With “SWEET BABY,” Giselle continues carving out a lane that feels both polished and personal. It’s pop/R&B with a backbone, wrapped in melodies that invite you in and lyrics that refuse to lie once you get there.
“Sweet Baby” chooses honesty over blame, which is rare in songs about love triangles. Was it emotionally harder to write a song that protects your voice instead of just venting anger?
I’d say it wasn’t any different for me! A lot of this song is based on real-life experience and the show Scandal (hence the title of the song - Season 1 Episode 1 for those who don’t know)! In my real experience of this happening to me, both the other woman and I were extremely mature. We handled it with grace and understanding.
We didn’t blame each other; we blamed him. We were both blindsided, and once we both connected the dots, we talked and handled it. A story like that deserves to be shared because in real life, that’s rare as well as in music!
As for the episode of Scandal which inspired parts of the song as well, I pulled from the characters discussing the nickname “sweet baby,” the scene where Amanda tells Olivia that she knew people would think “she’s crazy,” and a few other moments as well!

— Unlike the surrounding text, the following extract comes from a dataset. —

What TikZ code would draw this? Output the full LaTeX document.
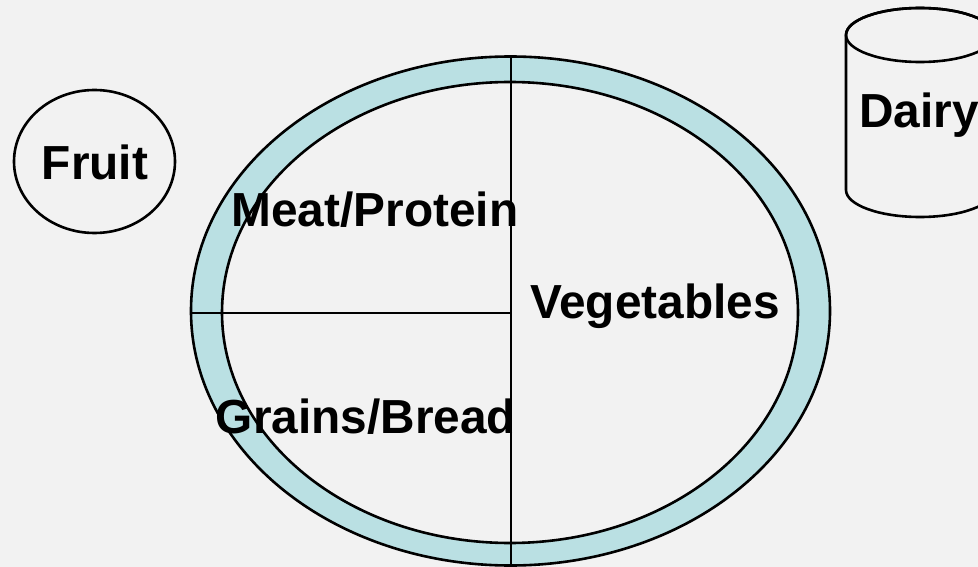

You pull from Scandal and personal experience at the same time. How do you decide where drama becomes storytelling and where it becomes therapy when you’re writing?
For this song in particular, I’m already healed from the experience I went through. I actually was doing a rewatch of Scandal, and it inspired me to write this song. I just thought it would be a cool way to mix my own real-life experiences and a show I really enjoy! So, for me, I wouldn’t categorize this song as therapeutic, but I certainly hope it is for others!!
The song is about speaking your truth even when people try to rewrite you. Have you had moments in your career where you felt pressured to stay quiet, and did this track help you unlearn that?
This is a great question! I feel like so many of us have gone through the BS of having people lie about us and try to “rewrite” us, as you said. In my earlier years, I definitely felt pressured to stay quiet by a team I was working with at the time who actually fucked me over, stole music from me, and had the nerve to act like they didn’t do anything wrong. I’ll never forget the main guy behind it even texted me and said, “Maybe if you could actually fucking sing, you would actually get a record deal.” It was such a messed-up situation, and this is just one of sadly many nonsensical things I’ve gone through.
But thankfully, a few of my songs have helped heal that part of me that was so badly damaged for so long. “Skeletons” is a great example. It’s an old song now, but it was actually specifically about that situation. This track specifically helped me keep telling my truth. As an artist, I think I’ve always done it, but this song is extremely direct and to the point. It helped me be braver.
You play so many instruments and come from a musician-first background. When you’re building a song like this, does the emotional message lead the production, or do you discover the meaning through the sound?
For me, some songs have been written instrumentally first, and some have been emotion and lyric-driven first! So it just varies song by song!
If someone listens to “Sweet Baby” while stuck in a situation where they feel gaslit or dismissed, what do you hope they feel the second the song ends?
I truly hope this song empowers them to leave the situation and/or ask for help from friends/family/trusted people! I hope it helps them realize what they’re going through isn’t right, and their voice does matter! This song should leave a listener ready to speak their truth.